» EXERCISE DETAILS
Across the entries below, how many lines contain the string "this"? Give only the count.

☆ ☆ ☆ ☆

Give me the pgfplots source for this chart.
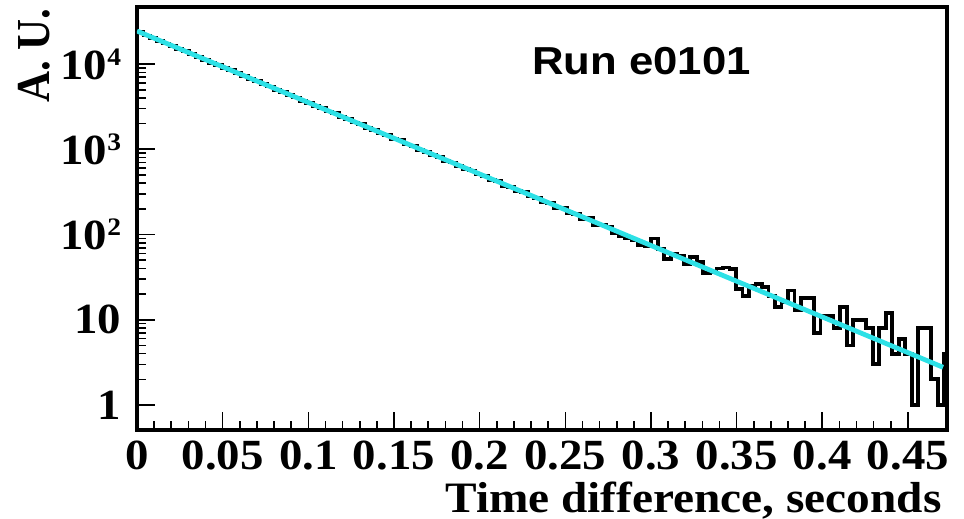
\documentclass[border=0pt]{standalone}
\usepackage{fontspec}
\setmainfont{Liberation Serif}[FakeStretch=1.09]
\newfontfamily\plainserif{Liberation Serif}
\newfontfamily\titlefont{Liberation Sans}[FakeStretch=1.12]
\usepackage{graphicx}
\usepackage{pgfplots}
\usepackage{pgfplotstable}
\pgfplotsset{compat=1.18}
\definecolor{fitcyan}{RGB}{45,225,230}
\newcommand{\supe}[1]{\raisebox{7bp}{\fontsize{12.6bp}{13bp}\selectfont #1}}

\pgfplotstableread{
y
23600
21600
20400
18800
17400
16350
15050
14100
13000
12200
11250
10400
9800
9000
8480
7780
7300
6700
6320
5800
5460
4980
4720
4300
4060
3720
3520
3200
3050
2770
2640
2390
2280
2060
1970
1780
1700
1530
1480
1320
1280
1140
1100
980
935
850
810
735
700
640
590
565
505
490
440
425
375
365
325
315
280
270
238
236
205
205
178
176
152
155
130
128
124
104
95
92
85
75
74
90
68
52
60
56
45
54
48
35
36
40
41
39
23
19
25
26
24
19
14
16
22
13
18
18
7
11
11
8
14
5
10
10
8
3
8
12
4
6
4
1
8
8
2
1
4
4
}\histdata

\begin{document}
\begin{tikzpicture}
\useasboundingbox (-68.5bp,-44.5bp) rectangle (413.5bp,215bp);
\begin{axis}[
  scale only axis, width=405bp, height=211.5bp,
  ymode=log, xmin=0, xmax=0.4728, ymin=0.509, ymax=46700,
  axis line style={line width=1.6bp},
  tick align=inside, tick pos=left,
  major tick length=9bp, minor tick length=4.5bp,
  every tick/.style={line width=0.8bp, black},
  xtick={0,0.05,0.1,0.15,0.2,0.25,0.3,0.35,0.4,0.45},
  xticklabels={0,0.05,0.1,0.15,0.2,0.25,0.3,0.35,0.4,0.45},
  minor x tick num=4,
  ytick={1,10,100,1000,10000},
  yticklabels={1,10,10\supe{2},10\supe{3},10\supe{4}},
  tick label style={font=\fontsize{21.5bp}{24bp}\selectfont\bfseries},
  xticklabel style={anchor=base, inner sep=0pt, yshift=-19.5bp},
  yticklabel style={anchor=east, inner sep=0pt, xshift=-7.75bp},
]
\addplot[const plot mark left, black, line width=1.9bp]
  table[x expr=\coordindex*0.0038, y=y] {\histdata};
\addplot[fitcyan, line width=2.4bp] coordinates {
  (0,24400) (0.1,3540) (0.2,513) (0.3,74.4) (0.4,10.8) (0.4705,2.77)
};
\end{axis}
\node[rotate=90, anchor=base east, inner sep=0pt,
  font=\plainserif\fontsize{21.5bp}{24bp}\selectfont\bfseries]
  at (-43.5bp,211bp) {\scalebox{1}[1.1]{A. U.}};
\node[anchor=base west, inner sep=0pt,
  font=\titlefont\fontsize{19.5bp}{22bp}\selectfont\bfseries]
  at (197.5bp,177.5bp) {Run e0101};
\node[anchor=base east, inner sep=0pt,
  font=\fontsize{21.7bp}{24bp}\selectfont\bfseries]
  at (402.5bp,-41bp) {Time difference, seconds};
\end{tikzpicture}
\end{document}
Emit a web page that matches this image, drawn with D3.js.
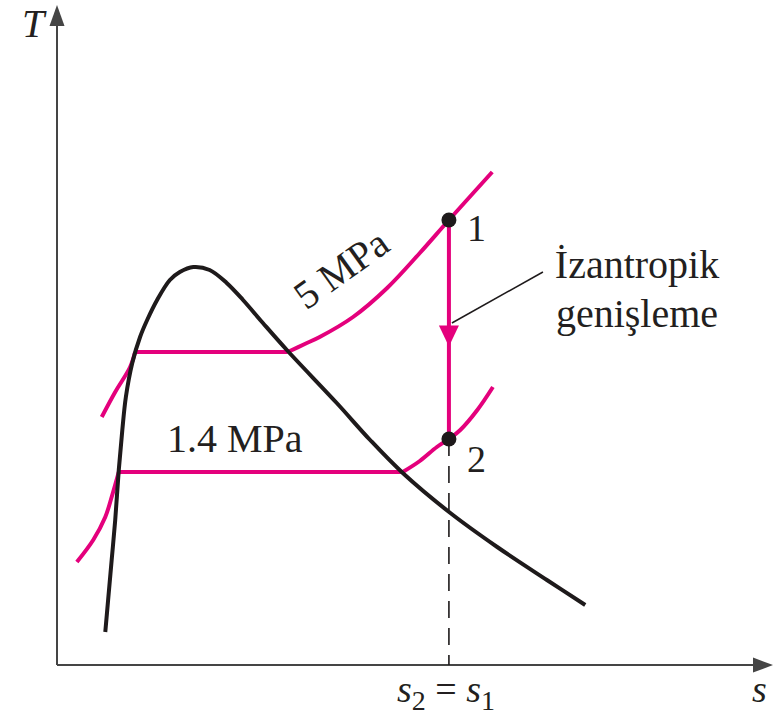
<!DOCTYPE html>
<html>
<head>
<meta charset="utf-8">
<script src="https://cdn.jsdelivr.net/npm/d3@7"></script>
<style>
  body { margin: 0; background: #fff; }
  text { font-family: "Liberation Serif", "DejaVu Serif", serif; fill: #231f20; }
</style>
</head>
<body>
<script>
// saturation dome, [s, T] from left foot over the peak to right foot
const dome = [
  [0.68, 33], [0.72, 65], [0.77, 105], [0.82, 145], [0.87, 195], [0.92, 235],
  [0.97, 268], [1.06, 302], [1.17, 328], [1.27, 345], [1.41, 365], [1.59, 385],
  [1.73, 393], [1.92, 398], [2.15, 395], [2.39, 382], [2.62, 365], [2.90, 342],
  [3.25, 314], [3.94, 262], [4.41, 225], [4.87, 192], [5.54, 152], [6.20, 118],
  [6.90, 85], [7.44, 60]
]

// isobars: compressed liquid part, saturation temperature, superheated part
const isobarNames = ["5 MPa", "1.4 MPa"]
const tSat = [313, 193]
const liquid5 = [[0.63, 248], [0.82, 273], [1.03, 298], [1.10, 313]]
const vapor5 = [[3.25, 313], [3.49, 321], [3.70, 328], [4.17, 348], [4.65, 377], [5.11, 412], [5.52, 445], [6.13, 493]]
const liquid14 = [[0.28, 103], [0.51, 125], [0.68, 148], [0.77, 168], [0.87, 193]]
const vapor14 = [[4.87, 193], [5.11, 204], [5.35, 218], [5.52, 226], [5.68, 235], [5.92, 255], [6.14, 278]]

// states of the isentropic expansion
const stateNames = ["1", "2"]
const stateS = [5.52, 5.52]
const stateT = [445, 226]

const width = 780
const height = 719
const magenta = "#e4007c"
const ink = "#1e1a1b"

const wrapper = d3.select("body")
  .append("svg")
    .attr("width", width)
    .attr("height", height)

const xScale = d3.scaleLinear()
  .domain([0, 10])
  .range([57, 767])

const yScale = d3.scaleLinear()
  .domain([0, 660])
  .range([665, 5])

const line = d3.line()
  .x(d => xScale(d[0]))
  .y(d => yScale(d[1]))
  .curve(d3.curveCatmullRom.alpha(0.5))

// axes
const x0 = xScale(0), y0 = yScale(0)
const axes = wrapper.append("g")
  .attr("stroke", "#454545")
  .attr("fill", "#454545")
axes.append("line")
  .attr("x1", x0).attr("y1", y0)
  .attr("x2", 760).attr("y2", y0)
  .attr("stroke-width", 2)
axes.append("path")
  .attr("d", `M773,${y0} L753,${y0 - 7.5} L753,${y0 + 7.5} Z`)
  .attr("stroke", "none")
axes.append("line")
  .attr("x1", x0).attr("y1", y0)
  .attr("x2", x0).attr("y2", 20)
  .attr("stroke-width", 2)
axes.append("path")
  .attr("d", `M${x0},5 L${x0 - 7.5},26 L${x0 + 7.5},26 Z`)
  .attr("stroke", "none")

wrapper.append("text")
  .attr("x", 22).attr("y", 37)
  .style("font-size", "40px")
  .style("font-style", "italic")
  .text("T")

wrapper.append("text")
  .attr("x", 752).attr("y", 702)
  .style("font-size", "38px")
  .style("font-style", "italic")
  .text("s")

// dashed line from state 2 down to the s axis
wrapper.append("line")
  .attr("x1", xScale(stateS[1])).attr("y1", yScale(stateT[1]))
  .attr("x2", xScale(stateS[1])).attr("y2", y0)
  .attr("stroke", ink)
  .attr("stroke-width", 1.6)
  .attr("stroke-dasharray", "17,10")

const sLabel = wrapper.append("text")
  .attr("x", 397).attr("y", 702)
  .style("font-size", "38px")
sLabel.append("tspan").style("font-style", "italic").text("s")
sLabel.append("tspan").attr("dy", 8).style("font-size", "28px").text("2")
sLabel.append("tspan").attr("dy", -8).text(" = ")
sLabel.append("tspan").style("font-style", "italic").text("s")
sLabel.append("tspan").attr("dy", 8).style("font-size", "28px").text("1")

// isobars
const isobars = [
  { liquid: liquid5, vapor: vapor5, t: tSat[0] },
  { liquid: liquid14, vapor: vapor14, t: tSat[1] },
]
const isoG = wrapper.append("g")
  .attr("fill", "none")
  .attr("stroke", magenta)
  .attr("stroke-width", 4)
isobars.forEach(iso => {
  isoG.append("path").attr("d", line(iso.liquid))
  isoG.append("path").attr("d", line(iso.vapor))
  isoG.append("line")
    .attr("x1", xScale(iso.liquid[iso.liquid.length - 1][0]))
    .attr("x2", xScale(iso.vapor[0][0]))
    .attr("y1", yScale(iso.t))
    .attr("y2", yScale(iso.t))
})

// dome
wrapper.append("path")
  .attr("d", line(dome))
  .attr("fill", "none")
  .attr("stroke", ink)
  .attr("stroke-width", 4)

// process 1 -> 2
const px = xScale(stateS[0])
const p1y = yScale(stateT[0])
const p2y = yScale(stateT[1])
wrapper.append("line")
  .attr("x1", px).attr("y1", p1y)
  .attr("x2", px).attr("y2", p2y)
  .attr("stroke", magenta)
  .attr("stroke-width", 4)
const midY = (p1y + p2y) / 2
wrapper.append("path")
  .attr("d", `M${px},${midY + 17} L${px - 10},${midY - 4} L${px + 10},${midY - 4} Z`)
  .attr("fill", magenta)

wrapper.selectAll(".state")
  .data(stateNames)
  .enter()
  .append("circle")
    .attr("class", "state")
    .attr("cx", (d, i) => xScale(stateS[i]))
    .attr("cy", (d, i) => yScale(stateT[i]))
    .attr("r", 7.5)
    .attr("fill", ink)

wrapper.selectAll(".stateLabel")
  .data(stateNames)
  .enter()
  .append("text")
    .attr("class", "stateLabel")
    .attr("x", (d, i) => xScale(stateS[i]) + 18)
    .attr("y", (d, i) => yScale(stateT[i]) + (i == 0 ? 21 : 33))
    .style("font-size", "38px")
    .text(d => d)

// leader to the process label
wrapper.append("line")
  .attr("x1", px + 94).attr("y1", p1y + 52)
  .attr("x2", px + 3).attr("y2", p1y + 103)
  .attr("stroke", ink)
  .attr("stroke-width", 1.5)

const note = wrapper.append("text")
  .attr("x", 637)
  .attr("text-anchor", "middle")
  .style("font-size", "40px")
note.append("tspan").attr("x", 637).attr("y", 278).text("İzantropik")
note.append("tspan").attr("x", 637).attr("y", 327).text("genişleme")

// isobar labels
wrapper.append("text")
  .attr("transform", "translate(349,280) rotate(-35.7)")
  .attr("text-anchor", "middle")
  .style("font-size", "40px")
  .text(isobarNames[0])

wrapper.append("text")
  .attr("x", 167).attr("y", 452)
  .style("font-size", "40px")
  .text(isobarNames[1])
</script>
</body>
</html>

☆ ☆ ☆ ☆

» RESPONSE
2